Short Course II: MDA - Patterns, Technologies and Challenges (Glêdson Elias)
Doctor Elias received his Ph.D. in Computer Science from CIn/UFPE in 2002. He started his academic career in 1993 and is currently a Professor in the Post-Graduate in Informatics Program in DI/UFPB, where he is the coordinator of the COMPOSE (www.compose.ufpb.br) research group. His main research interests are: Software Engineering, Component Technologies, Distributed Systems, Middleware and Mobile Computing.

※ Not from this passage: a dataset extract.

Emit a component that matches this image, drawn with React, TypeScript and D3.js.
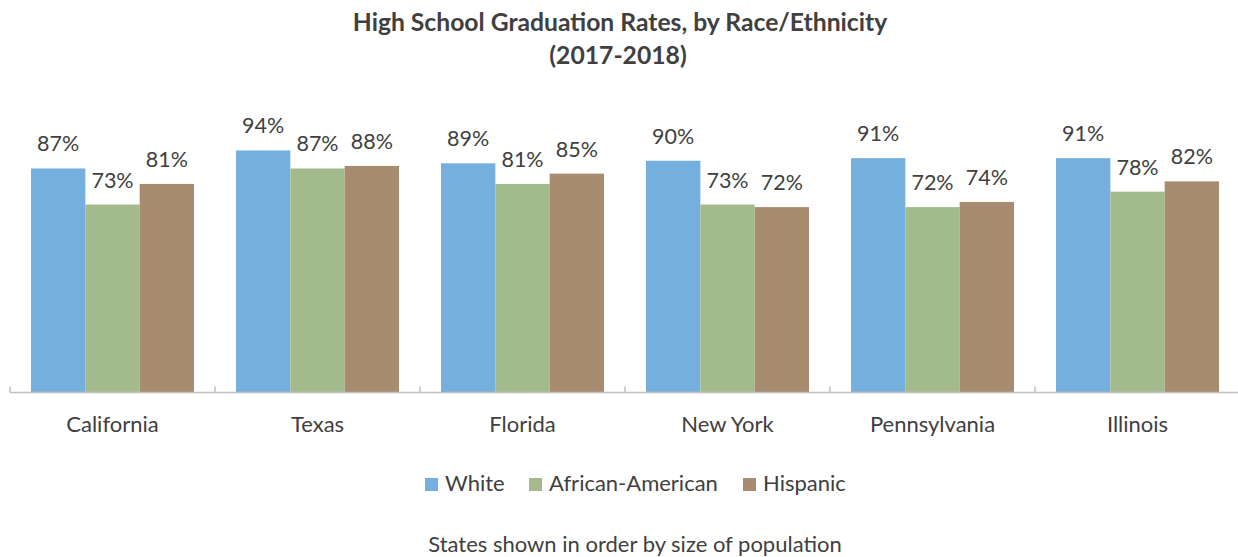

This short course makes a critical analysis of MDA (Model-Driven Architecture) and aims to clearly evidence what can be adopted in current software development practices and which are the promises and visions for the future. Initially, this short course approaches basic MDA concepts, such as models, metamodels, model transformations, PIM, PSM and CIM, pointing out the importance of these for developing software based on models. Next, this short course discusses the main technologies currently available, including MOF, UML, XMI, CWM, SPEM and QVT, enumerating available tools, when it is possible. At last, this short course identifies problems and challenges, suggesting evolution and research tendencies in this field.